Certo, sarà dura dover abbassare lo sguardo ogni volta che qualcuno ci rinfaccerà le due o trecentomila uccisioni volute da Assad. Ma, se vogliamo che la guerra contro l’Isis sia efficace, è giunto il momento di accantonare (temporaneamente) questi ricordi. E di farlo a testa alta, senza infingimenti, ammettendolo apertamente. Tanto più che, probabilmente, questo non sarà neanche il peggiore dei compromessi che ci verranno chiesti. Del resto sarebbe da sciocchi pensare che si possa partecipare a un’impresa così ambiziosa senza essere costretti a pagare un prezzo.
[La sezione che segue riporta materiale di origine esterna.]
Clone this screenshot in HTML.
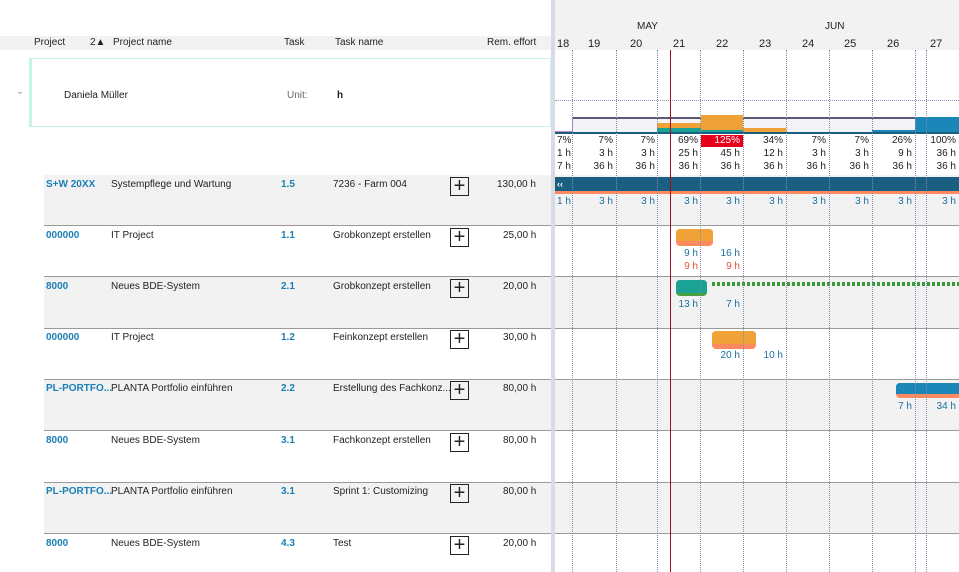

Limitiamoci, per il momento, a evitare gli eccessi indotti dal realismo politico, a non inoltrarci per sentieri che potrebbero condurci alla beatificazione del despota di Damasco. Il poeta ottantacinquenne Ali Ahmad Said, in arte Adonis, in un’intervista al quotidiano di Beirut As-Safir ha testé sostenuto che Assad non è affatto un dittatore sanguinario, che è stato democraticamente eletto, che i profughi sono semplici migranti e che la Siria è minacciata da un complotto internazionale di forze oscure che vogliono distruggerla. Non sappiamo se sia anche in omaggio a queste sue dichiarazioni che tra qualche giorno la città tedesca di Osnabrueck gli assegnerà il premio per la pace intitolato a Erich-Maria Remarque. Ma, con tutto il rispetto per quel poeta, forse sarebbe saggio non dare eccessiva enfasi a quella cerimonia.